> Stated exercise
Every line from the one holding "Generate a component" through the one holding "import * as" should be returned exactly, both included; the pictures should not.

** begin **

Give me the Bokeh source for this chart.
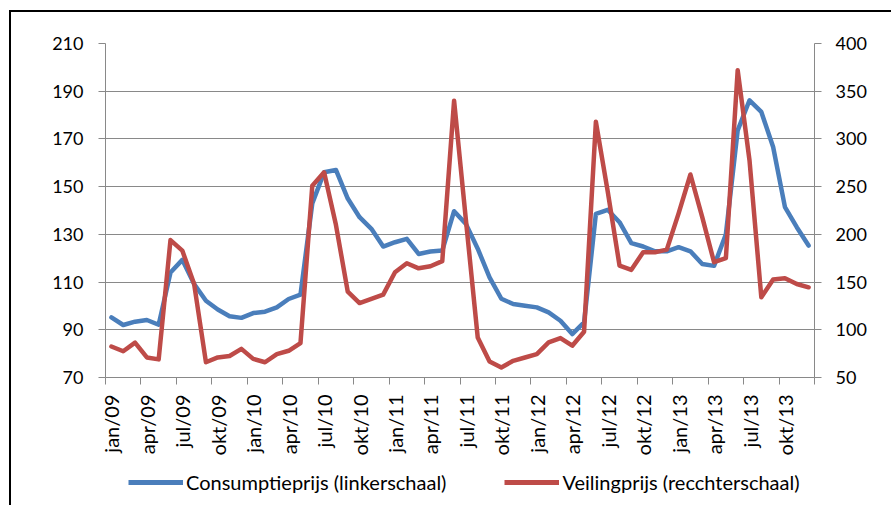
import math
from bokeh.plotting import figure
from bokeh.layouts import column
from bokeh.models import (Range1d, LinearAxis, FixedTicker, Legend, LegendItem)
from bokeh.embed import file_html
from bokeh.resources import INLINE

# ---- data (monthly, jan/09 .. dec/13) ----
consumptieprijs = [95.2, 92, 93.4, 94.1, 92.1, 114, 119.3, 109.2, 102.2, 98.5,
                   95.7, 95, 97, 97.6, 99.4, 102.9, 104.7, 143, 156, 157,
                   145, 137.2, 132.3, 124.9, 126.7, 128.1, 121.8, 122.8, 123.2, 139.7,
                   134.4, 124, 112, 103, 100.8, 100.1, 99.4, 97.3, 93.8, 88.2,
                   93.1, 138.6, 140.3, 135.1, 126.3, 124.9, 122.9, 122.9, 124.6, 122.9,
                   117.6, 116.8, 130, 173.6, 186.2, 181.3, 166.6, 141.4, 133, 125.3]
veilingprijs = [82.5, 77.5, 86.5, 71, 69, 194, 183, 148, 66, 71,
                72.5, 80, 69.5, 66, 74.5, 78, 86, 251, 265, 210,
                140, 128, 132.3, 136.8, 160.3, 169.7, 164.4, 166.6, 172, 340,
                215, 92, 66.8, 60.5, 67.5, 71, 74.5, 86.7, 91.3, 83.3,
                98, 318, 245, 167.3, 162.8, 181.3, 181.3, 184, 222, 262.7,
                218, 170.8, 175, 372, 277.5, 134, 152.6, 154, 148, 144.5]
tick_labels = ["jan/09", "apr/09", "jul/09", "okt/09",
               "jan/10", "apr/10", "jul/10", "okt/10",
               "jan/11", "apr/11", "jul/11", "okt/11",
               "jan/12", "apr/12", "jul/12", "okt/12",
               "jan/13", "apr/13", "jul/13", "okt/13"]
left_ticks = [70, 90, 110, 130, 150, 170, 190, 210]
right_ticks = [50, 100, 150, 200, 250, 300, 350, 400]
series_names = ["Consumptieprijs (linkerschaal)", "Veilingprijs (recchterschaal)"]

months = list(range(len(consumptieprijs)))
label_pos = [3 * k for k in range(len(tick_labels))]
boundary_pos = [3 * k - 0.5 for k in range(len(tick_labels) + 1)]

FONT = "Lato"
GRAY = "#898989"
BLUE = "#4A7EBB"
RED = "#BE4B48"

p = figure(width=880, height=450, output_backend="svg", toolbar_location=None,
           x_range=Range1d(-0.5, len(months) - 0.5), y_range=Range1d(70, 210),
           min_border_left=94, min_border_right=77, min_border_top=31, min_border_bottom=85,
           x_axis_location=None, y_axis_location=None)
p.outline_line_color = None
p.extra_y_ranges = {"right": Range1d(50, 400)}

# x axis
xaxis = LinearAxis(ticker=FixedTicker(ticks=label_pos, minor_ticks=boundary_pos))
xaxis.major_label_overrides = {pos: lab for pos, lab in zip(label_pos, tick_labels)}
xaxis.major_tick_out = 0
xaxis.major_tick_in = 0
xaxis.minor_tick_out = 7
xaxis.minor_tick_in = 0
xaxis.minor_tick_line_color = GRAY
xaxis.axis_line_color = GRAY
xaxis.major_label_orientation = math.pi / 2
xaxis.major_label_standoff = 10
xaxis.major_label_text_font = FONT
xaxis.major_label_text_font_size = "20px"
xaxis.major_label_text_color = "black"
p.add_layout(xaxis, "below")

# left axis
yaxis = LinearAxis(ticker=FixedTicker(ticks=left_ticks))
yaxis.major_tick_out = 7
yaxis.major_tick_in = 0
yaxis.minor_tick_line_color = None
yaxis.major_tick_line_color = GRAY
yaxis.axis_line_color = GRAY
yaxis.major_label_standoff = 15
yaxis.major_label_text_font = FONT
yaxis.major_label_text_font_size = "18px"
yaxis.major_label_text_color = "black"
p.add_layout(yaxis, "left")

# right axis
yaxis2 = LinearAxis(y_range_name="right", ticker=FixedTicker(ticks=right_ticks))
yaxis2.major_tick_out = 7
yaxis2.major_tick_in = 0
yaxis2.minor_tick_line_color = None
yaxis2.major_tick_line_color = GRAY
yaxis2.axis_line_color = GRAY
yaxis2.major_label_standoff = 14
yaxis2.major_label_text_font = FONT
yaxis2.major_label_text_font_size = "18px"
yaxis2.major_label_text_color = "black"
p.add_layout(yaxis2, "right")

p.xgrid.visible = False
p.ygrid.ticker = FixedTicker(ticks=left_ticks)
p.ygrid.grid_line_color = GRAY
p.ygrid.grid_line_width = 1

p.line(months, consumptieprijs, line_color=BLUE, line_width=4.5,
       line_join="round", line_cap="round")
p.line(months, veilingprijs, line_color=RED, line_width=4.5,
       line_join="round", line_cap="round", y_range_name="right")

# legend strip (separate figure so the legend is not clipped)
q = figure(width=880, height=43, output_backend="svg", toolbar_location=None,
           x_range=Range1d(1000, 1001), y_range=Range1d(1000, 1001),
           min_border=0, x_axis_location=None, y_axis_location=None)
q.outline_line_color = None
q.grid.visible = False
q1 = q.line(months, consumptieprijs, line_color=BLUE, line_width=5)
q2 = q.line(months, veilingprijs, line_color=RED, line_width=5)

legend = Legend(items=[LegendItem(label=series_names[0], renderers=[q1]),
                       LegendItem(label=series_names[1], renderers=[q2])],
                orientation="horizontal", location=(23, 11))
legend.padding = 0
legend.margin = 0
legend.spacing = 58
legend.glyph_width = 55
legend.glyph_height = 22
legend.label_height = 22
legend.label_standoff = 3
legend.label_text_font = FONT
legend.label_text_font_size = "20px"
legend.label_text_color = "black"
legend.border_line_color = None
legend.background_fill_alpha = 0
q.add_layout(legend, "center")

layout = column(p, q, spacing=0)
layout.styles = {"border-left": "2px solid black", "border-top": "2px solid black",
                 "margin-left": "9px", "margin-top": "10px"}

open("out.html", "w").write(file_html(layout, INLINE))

** end **
** begin **

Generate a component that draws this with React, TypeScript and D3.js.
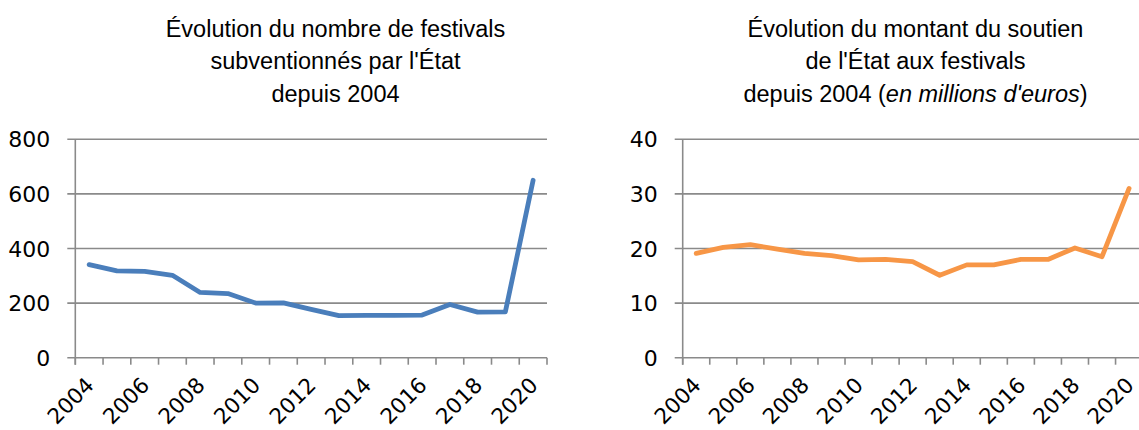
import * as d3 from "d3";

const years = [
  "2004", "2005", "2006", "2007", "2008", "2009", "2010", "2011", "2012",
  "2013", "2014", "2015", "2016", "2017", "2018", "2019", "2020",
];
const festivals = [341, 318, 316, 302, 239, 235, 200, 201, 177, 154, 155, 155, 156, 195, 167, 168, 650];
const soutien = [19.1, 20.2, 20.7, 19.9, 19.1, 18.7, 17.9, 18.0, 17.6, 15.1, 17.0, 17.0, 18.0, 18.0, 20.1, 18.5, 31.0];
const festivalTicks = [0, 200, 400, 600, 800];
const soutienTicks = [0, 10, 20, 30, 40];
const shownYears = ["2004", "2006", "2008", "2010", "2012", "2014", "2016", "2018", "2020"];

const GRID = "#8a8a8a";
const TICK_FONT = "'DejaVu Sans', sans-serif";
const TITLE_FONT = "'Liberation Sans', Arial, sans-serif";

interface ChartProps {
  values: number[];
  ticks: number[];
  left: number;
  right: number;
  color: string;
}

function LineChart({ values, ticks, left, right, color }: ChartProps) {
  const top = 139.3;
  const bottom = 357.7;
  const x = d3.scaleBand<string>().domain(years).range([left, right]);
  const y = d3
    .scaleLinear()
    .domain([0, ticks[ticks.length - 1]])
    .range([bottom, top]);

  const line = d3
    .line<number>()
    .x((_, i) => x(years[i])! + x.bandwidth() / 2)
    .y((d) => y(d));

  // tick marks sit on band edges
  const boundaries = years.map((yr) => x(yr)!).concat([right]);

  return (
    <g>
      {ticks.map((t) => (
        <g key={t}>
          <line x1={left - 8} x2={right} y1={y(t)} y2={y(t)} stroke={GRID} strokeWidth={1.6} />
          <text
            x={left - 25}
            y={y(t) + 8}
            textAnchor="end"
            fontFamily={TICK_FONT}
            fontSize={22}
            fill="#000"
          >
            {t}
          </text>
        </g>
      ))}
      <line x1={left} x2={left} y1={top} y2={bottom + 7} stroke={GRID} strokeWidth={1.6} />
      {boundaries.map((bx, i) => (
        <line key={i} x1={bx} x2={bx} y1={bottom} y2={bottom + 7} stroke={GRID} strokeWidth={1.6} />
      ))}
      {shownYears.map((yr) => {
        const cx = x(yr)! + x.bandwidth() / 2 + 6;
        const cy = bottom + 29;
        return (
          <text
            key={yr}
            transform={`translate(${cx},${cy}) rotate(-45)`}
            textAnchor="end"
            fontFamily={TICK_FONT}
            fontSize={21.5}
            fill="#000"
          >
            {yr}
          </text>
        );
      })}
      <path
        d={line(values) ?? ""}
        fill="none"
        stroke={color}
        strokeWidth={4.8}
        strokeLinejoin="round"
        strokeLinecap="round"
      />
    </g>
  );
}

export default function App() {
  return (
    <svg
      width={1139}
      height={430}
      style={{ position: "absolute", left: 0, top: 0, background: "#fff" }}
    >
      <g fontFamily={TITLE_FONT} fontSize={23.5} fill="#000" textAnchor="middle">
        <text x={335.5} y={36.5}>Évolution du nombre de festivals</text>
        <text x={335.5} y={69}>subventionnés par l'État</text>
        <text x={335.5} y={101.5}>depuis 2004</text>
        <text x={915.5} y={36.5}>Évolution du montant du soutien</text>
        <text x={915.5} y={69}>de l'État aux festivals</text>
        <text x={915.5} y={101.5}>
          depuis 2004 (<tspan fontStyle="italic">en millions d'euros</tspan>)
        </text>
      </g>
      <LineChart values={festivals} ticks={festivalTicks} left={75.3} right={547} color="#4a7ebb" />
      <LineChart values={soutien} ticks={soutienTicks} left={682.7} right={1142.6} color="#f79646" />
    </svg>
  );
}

** end **

> Worked solution
Generate a component that draws this with React, TypeScript and D3.js.
import * as d3 from "d3";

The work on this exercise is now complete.